Gather all lines from the material that contain the word "this".

Plotting code records:
####

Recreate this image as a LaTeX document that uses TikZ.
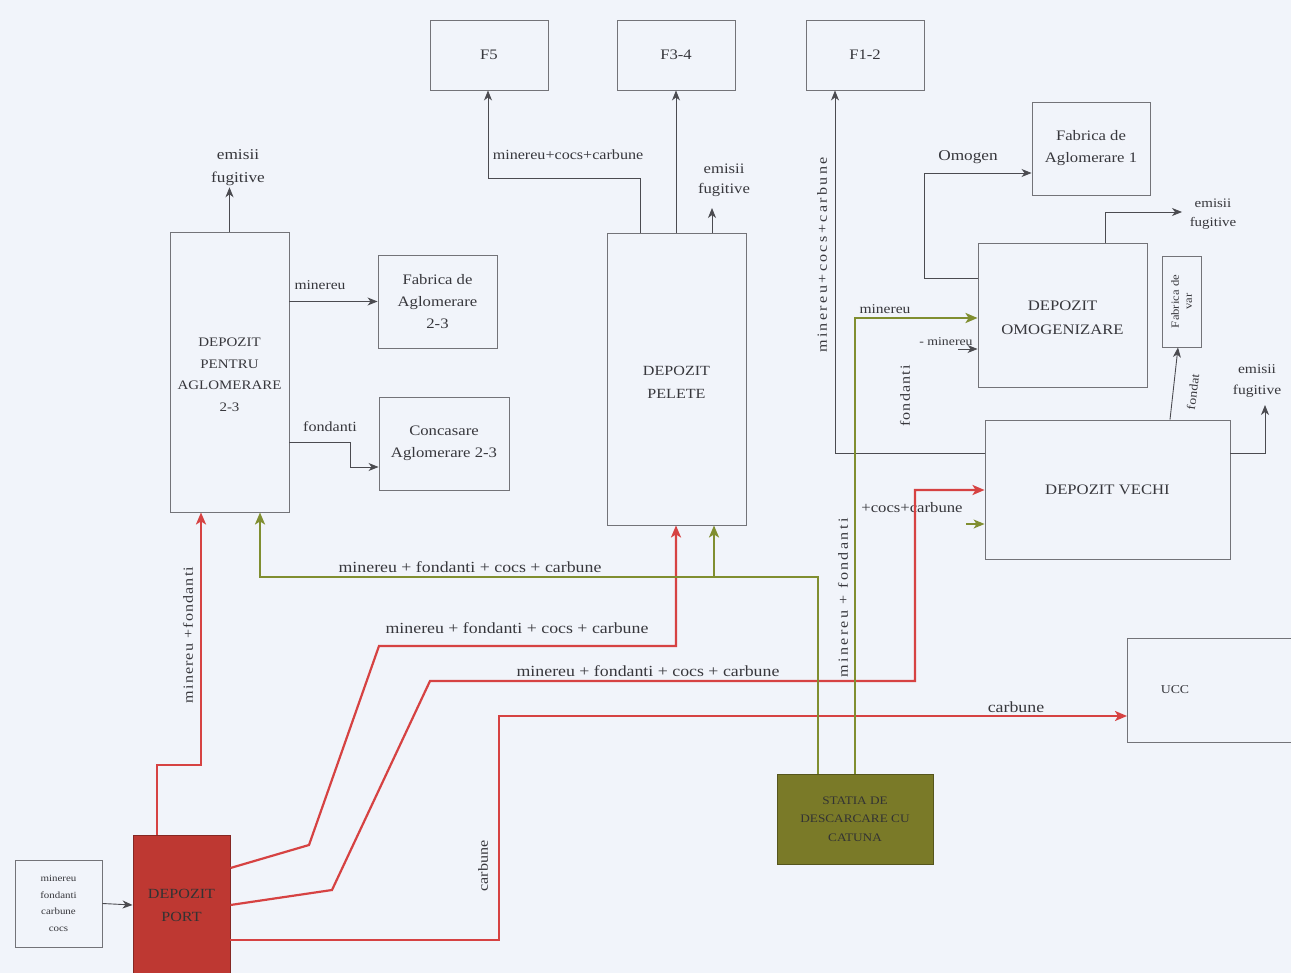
\documentclass[tikz,border=0pt]{standalone}
\usepackage{fontspec}
\setmainfont{Liberation Serif}[FakeStretch=1.15]
\newfontfamily\widefont{Liberation Serif}[FakeStretch=1.15,LetterSpace=17]
\newfontfamily\midfont{Liberation Serif}[FakeStretch=1.15,LetterSpace=8]
\usetikzlibrary{arrows.meta}
\definecolor{bgc}{RGB}{241,244,250}
\definecolor{boxline}{RGB}{115,115,120}
\definecolor{txt}{RGB}{55,55,60}
\definecolor{redline}{RGB}{214,66,66}
\definecolor{greenline}{RGB}{128,142,48}
\definecolor{portfill}{RGB}{190,56,50}
\definecolor{statfill}{RGB}{122,122,40}
\definecolor{thinline}{RGB}{75,75,80}
\tikzset{
  box/.style={draw=boxline, line width=0.9pt, fill=bgc, align=center, text=txt,
    inner sep=2pt, font=\fontsize{14.5}{22}\selectfont},
  lbl/.style={text=txt, inner sep=1pt, font=\fontsize{15.5}{21}\selectfont, align=center},
  thinarrow/.style={draw=thinline, line width=0.9pt, -{Stealth[length=10pt,width=8pt,inset=3pt]}},
  redarrow/.style={draw=redline, line width=2.2pt, -{Stealth[length=12pt,width=10pt,inset=3pt]}},
  greenarrow/.style={draw=greenline, line width=2.2pt, -{Stealth[length=12pt,width=10pt,inset=3pt]}},
}
\begin{document}
\begin{tikzpicture}[x=1pt,y=-1pt]
\fill[bgc] (0,0) rectangle (1291,973);
\useasboundingbox (0,0) rectangle (1291,973);

% ---- boxes ----
\node[box, minimum width=87pt, minimum height=87pt, font=\fontsize{9.5}{16.5}\selectfont]
  (inbox) at (58.5,903.5) {minereu\\fondanti\\carbune\\cocs};
\node[box, fill=portfill, draw=portfill!70!black, minimum width=97pt, minimum height=140pt,
  text=black!80, font=\fontsize{14}{23}\selectfont] (port) at (181.5,905) {DEPOZIT\\PORT};
\node[box, minimum width=119pt, minimum height=280pt, font=\fontsize{13}{21.5}\selectfont]
  (dpa) at (229.5,372) {};
\node[box, draw=none, fill=none, font=\fontsize{13}{21.5}\selectfont]
  (dpatext) at (229.5,375) {DEPOZIT\\PENTRU\\AGLOMERARE\\2-3};
\node[box, minimum width=119pt, minimum height=93pt] (fa23) at (437.5,301.5) {Fabrica de\\Aglomerare\\2-3};
\node[box, minimum width=130pt, minimum height=93pt]
  (conc) at (444,443.5) {Concasare\\Aglomerare 2-3};
\node[box, minimum width=118pt, minimum height=70pt] (f5) at (489,55) {F5};
\node[box, minimum width=118pt, minimum height=70pt] (f34) at (676,55) {F3-4};
\node[box, minimum width=118pt, minimum height=70pt] (f12) at (865,55) {F1-2};
\node[box, minimum width=139pt, minimum height=292pt, font=\fontsize{14}{23}\selectfont]
  (pel) at (676.5,379) {};
\node[box, draw=none, fill=none, font=\fontsize{14}{23}\selectfont]
  (peltext) at (676.5,382) {DEPOZIT\\PELETE};
\node[box, minimum width=118pt, minimum height=93pt] (fa1) at (1091,148.5) {Fabrica de\\Aglomerare 1};
\node[box, minimum width=169pt, minimum height=144pt, font=\fontsize{14.5}{24}\selectfont]
  (omo) at (1062.5,315) {};
\node[box, draw=none, fill=none, font=\fontsize{14.5}{24}\selectfont]
  (omotext) at (1062.5,318) {DEPOZIT\\OMOGENIZARE};
\node[box, minimum width=39pt, minimum height=91pt] (var) at (1181.5,301.5) {};
\node[text=txt, rotate=90, align=center, inner sep=0pt, font=\fontsize{11}{13}\selectfont]
  (vartext) at (var.center) {Fabrica de\\var};
\node[box, minimum width=245pt, minimum height=139pt, font=\fontsize{14.5}{18}\selectfont]
  (vechi) at (1107.5,489.5) {DEPOZIT VECHI};
\node[box, minimum width=180pt, minimum height=104pt, anchor=west] (ucc) at (1127,690) {};
\node[lbl, font=\fontsize{12}{14}\selectfont] (ucctext) at (1175,690) {UCC};
\node[box, fill=statfill, draw=statfill!70!black, minimum width=156pt, minimum height=90pt,
  text=black!80, font=\fontsize{11.5}{18.5}\selectfont] (statia) at (855,819) {STATIA DE\\DESCARCARE CU\\CATUNA};

% ---- text labels ----
\node[lbl, font=\fontsize{15}{23}\selectfont] (em1) at (238,168) {emisii\\fugitive};
\node[lbl, font=\fontsize{13.5}{15}\selectfont] (lminA) at (320,285) {minereu};
\node[lbl, font=\fontsize{14}{16}\selectfont] (lfond) at (330,427) {fondanti};
\node[lbl, font=\fontsize{14}{16}\selectfont] (lf5) at (568,155) {minereu+cocs+carbune};
\node[lbl, font=\fontsize{14.5}{20}\selectfont] (em2) at (724,180) {emisii\\fugitive};
\node[lbl, rotate=90, font=\widefont\fontsize{14}{16}\selectfont] (lf12) at (822,255) {minereu+cocs+carbune};
\node[lbl, font=\fontsize{15}{17}\selectfont] (lomg) at (968,157) {Omogen};
\node[lbl, font=\fontsize{13}{19}\selectfont] (em3) at (1213,214) {emisii\\fugitive};
\node[lbl, font=\fontsize{13.5}{21}\selectfont] (em4) at (1257,381) {emisii\\fugitive};
\node[lbl, rotate=83, font=\fontsize{12}{14}\selectfont] (lfondat) at (1193,392) {fondat};
\node[lbl, font=\fontsize{13.5}{16}\selectfont] (lminB) at (885,309) {minereu};
\node[lbl, font=\fontsize{12}{14}\selectfont] (lminC) at (946,342) {- minereu};
\node[lbl, rotate=90, font=\midfont\fontsize{14}{16}\selectfont] (lfondB) at (905,396) {fondanti};
\node[lbl, font=\fontsize{14.5}{16}\selectfont] (lcocs) at (912,508) {+cocs+carbune};
\node[lbl, rotate=90, font=\widefont\fontsize{14}{16}\selectfont] (lmf) at (843,598) {minereu + fondanti};
\node[lbl] (lgreen) at (470,567) {minereu + fondanti + cocs + carbune};
\node[lbl] (lred1) at (517,628) {minereu + fondanti + cocs + carbune};
\node[lbl] (lred2) at (648,671) {minereu + fondanti + cocs + carbune};
\node[lbl] (lcarb1) at (1016,707) {carbune};
\node[lbl, rotate=90, font=\fontsize{14}{16}\selectfont] (lcarb2) at (483,866) {carbune};
\node[lbl, rotate=90, font=\midfont\fontsize{14}{16}\selectfont] (lmfA) at (188,635) {minereu +fondanti};

% ---- thin connectors ----
\draw[thinarrow] (inbox.east) -- (port.west);
\draw[thinarrow] (dpa.north) -- (dpa.north |- em1.south);
\draw[thinarrow] (dpa.east |- fa23.west) -- (fa23.west);
\draw[thinarrow] (dpa.east |- 0,442) -- (350,442) -- (350,467) -- (conc.west |- 0,467);
\draw[thinarrow] (pel.north -| 640,0) -- (640,178) -- (488,178) -- (f5.south -| 488,0);
\draw[thinarrow] (pel.north -| f34.south) -- (f34.south);
\draw[thinarrow] (pel.north -| 712,0) -- (712,208);
\draw[thinarrow] (vechi.west |- 0,453) -- (835,453) -- (f12.south -| 835,0);
\draw[thinarrow] (vechi.east |- 0,453) -- (1265,453) -- (1265,405);
\draw[thinarrow] (omo.west |- 0,278) -- (924,278) -- (924,173) -- (fa1.west |- 0,173);
\draw[thinarrow] (omo.north -| 1105,0) -- (1105,212) -- (1182,212);
\draw[thinarrow] (vechi.north -| 1170,0) -- (var.south -| 1178,0);
\draw[thinarrow] (958,349) -- (omo.west |- 0,349);

% ---- red flows from the port depot ----
\draw[redarrow] (port.north -| 157,0) -- (157,765) -- (201,765) -- (dpa.south -| 201,0);
\draw[redarrow] (port.east |- 0,868) -- (309,845) -- (379,646) -- (676,646) -- (pel.south -| 676,0);
\draw[redarrow] (port.east |- 0,905) -- (332,890) -- (430,681) -- (915,681) -- (915,490) -- (vechi.west |- 0,490);
\draw[redarrow] (port.east |- 0,940) -- (499,940) -- (499,716) -- (ucc.west |- 0,716);

% ---- green flows from the unloading station ----
\draw[greenarrow] (statia.north -| 818,0) -- (818,577) -- (260,577) -- (dpa.south -| 260,0);
\draw[greenarrow] (714,577) -- (pel.south -| 714,0);
\draw[greenarrow] (statia.north -| 855,0) -- (855,318) -- (omo.west |- 0,318);
\draw[greenline, line width=1.2pt, -{Stealth[length=11pt,width=9pt,inset=3pt]}] (966,524) -- (vechi.west |- 0,524);
\end{tikzpicture}
\end{document}
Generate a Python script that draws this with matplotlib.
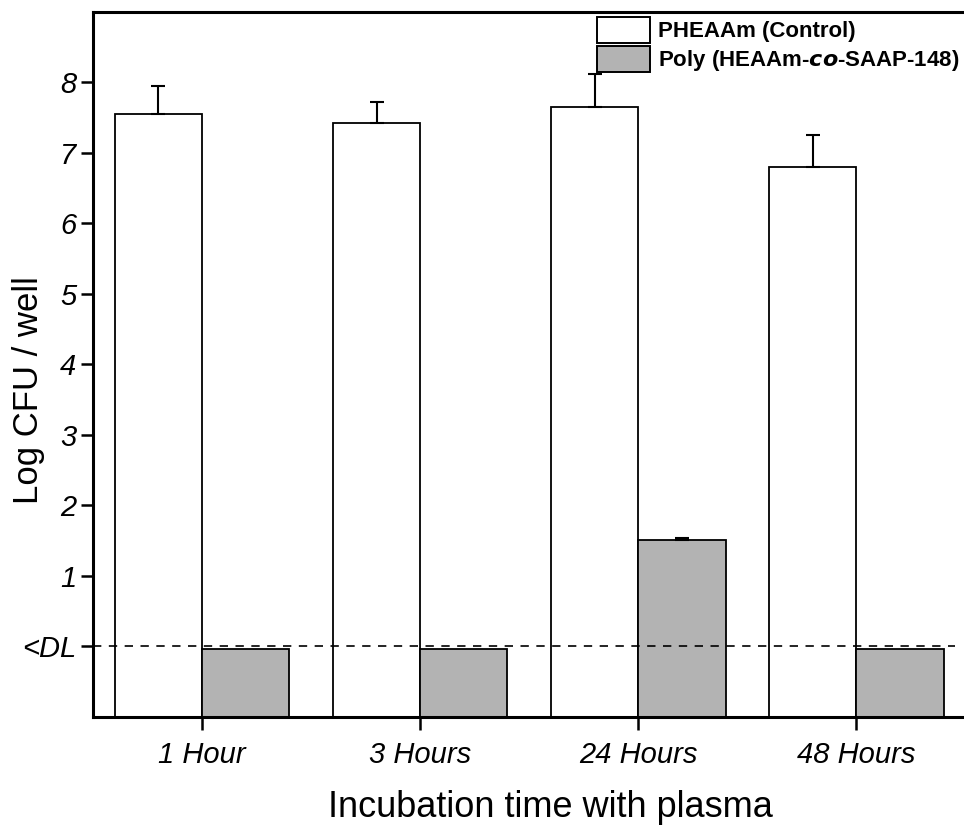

####

(EXERCISE RESPONSE):
Recreate this image as a LaTeX document that uses TikZ.
Generate a Python script that draws this with matplotlib.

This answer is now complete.